How does Jonas feel about the dream when he wakes up in Chapter 12 of The Giver?
Jonas dreams that he is on a sled trying to get somewhere.
Jonas does not often dream, so he usually does not describe his dreams during the morning dream telling. However, after helping Fiona volunteer at the House of the Old, Jonas has a dream about Fiona in a bath tub. He wants her to take off her clothes. He remembers the wanting more than anything else about the dream. When he tells his parents, they understand.
"I knew that she wouldn't. And I think I knew that she shouldn't. But I wanted it so terribly. I could feel the wanting all through me." (Ch. 5, p. 36)
His parents give him pills for Stirrings, or the beginnings of sexual feelings. Jonas rarely dreams after that. However, one day he does dream. He lies when his parents ask him about it, because it is related to his training.
Again and again, as he slept, he had slid down that snow-covered hill. Always, in the dream, it seemed as if there were a destination: a something—he could not grasp what—that lay beyond the place where the thickness of snow brought the sled to a stop. (Ch. 12, p. 88)

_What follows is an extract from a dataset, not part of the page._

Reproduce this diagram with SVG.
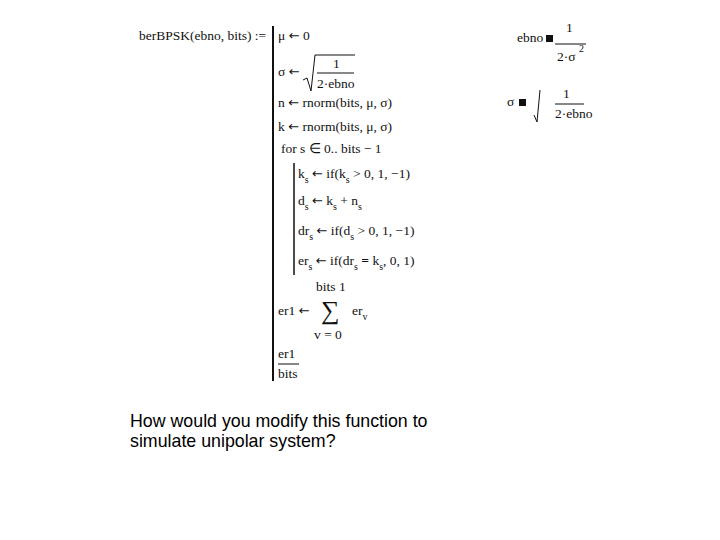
<svg xmlns="http://www.w3.org/2000/svg" width="720" height="540" viewBox="0 0 720 540">
<style>
text{font-family:"Liberation Serif","Times New Roman",serif;font-size:13.5px;fill:#111}
.s{font-size:10px}
.a{font-family:"DejaVu Sans",sans-serif;font-size:13px}
.q{font-family:"Liberation Sans",Arial,sans-serif;font-size:17.8px;fill:#000}
line,path{stroke:#111;fill:none}
</style>
<rect width="720" height="540" fill="#fff"/>
<g id="def">
<text x="139" y="40">berBPSK(ebno, bits) :=</text>
<line x1="273" y1="26" x2="273" y2="381" stroke-width="2"/>
<text x="278" y="40">μ <tspan class="a">←</tspan> 0</text>
<text x="278" y="76">σ <tspan class="a">←</tspan></text>
<path d="M303 80 L307 78 L311 91 L315 55 L355 55" stroke-width="1"/>
<text x="333" y="68">1</text>
<line x1="317" y1="73" x2="354" y2="73"/>
<text x="317" y="88">2·ebno</text>
<text x="278" y="107">n <tspan class="a">←</tspan> rnorm(bits, μ, σ)</text>
<text x="278" y="131">k <tspan class="a">←</tspan> rnorm(bits, μ, σ)</text>
<text x="281" y="153">for   s ∈ 0.. bits − 1</text>
<line x1="294" y1="163" x2="294" y2="275" stroke-width="1.5"/>
<text x="298" y="178">k<tspan class="s" dy="5">s</tspan><tspan dy="-5"> </tspan><tspan class="a">←</tspan> if(k<tspan class="s" dy="5">s</tspan><tspan dy="-5"> &gt; 0, 1, −1)</tspan></text>
<text x="298" y="205">d<tspan class="s" dy="5">s</tspan><tspan dy="-5"> </tspan><tspan class="a">←</tspan> k<tspan class="s" dy="5">s</tspan><tspan dy="-5"> + n</tspan><tspan class="s" dy="5">s</tspan></text>
<text x="298" y="235">dr<tspan class="s" dy="5">s</tspan><tspan dy="-5"> </tspan><tspan class="a">←</tspan> if(d<tspan class="s" dy="5">s</tspan><tspan dy="-5"> &gt; 0, 1, −1)</tspan></text>
<text x="298" y="265">er<tspan class="s" dy="5">s</tspan><tspan dy="-5"> </tspan><tspan class="a">←</tspan> if(dr<tspan class="s" dy="5">s</tspan><tspan dy="-5" font-weight="bold"> = </tspan><tspan>k</tspan><tspan class="s" dy="5">s</tspan><tspan dy="-5">, 0, 1)</tspan></text>
<text x="316" y="291">bits  1</text>
<text x="278" y="315">er1 <tspan class="a">←</tspan></text>
<text x="321" y="319" style="font-size:26px">∑</text>
<text x="352" y="315">er<tspan class="s" dy="5">v</tspan></text>
<text x="314" y="339">v = 0</text>
<text x="278" y="358">er1</text>
<line x1="278" y1="364" x2="299" y2="364"/>
<text x="278" y="378">bits</text>
</g>
<g id="side">
<text x="517" y="42">ebno</text>
<rect x="546" y="35" width="7" height="7" fill="#111"/>
<text x="566" y="32">1</text>
<line x1="555" y1="44" x2="586" y2="44"/>
<text x="557" y="61">2·σ</text>
<text x="579" y="52" class="s">2</text>
<text x="507" y="106">σ</text>
<rect x="519" y="99" width="7" height="7" fill="#111"/>
<path d="M534 115 L537 122 L540 90" stroke-width="1"/>
<text x="563" y="98">1</text>
<line x1="555" y1="104" x2="584" y2="104"/>
<text x="555" y="118">2·ebno</text>
</g>
<g id="question">
<text class="q" x="130" y="427">How would you modify this function to</text>
<text class="q" x="130" y="447">simulate unipolar system?</text>
</g>
</svg>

Jonas is aware that the dream is related to the memory he received about the sled. He also knows that as disturbing as the dream was, it meant something. He describes the place he wanted to go in the distance as “welcoming.”
This dream foreshadows Jonas’s eventual escape. The ending of the book actually involves a sled. Jonas uses the sled to get to Elsewhere, where the world exists without Sameness.
Lowry, Lois (1993-04-26). The Giver (Newbery Medal Book). Houghton Mifflin Harcourt. Kindle Edition.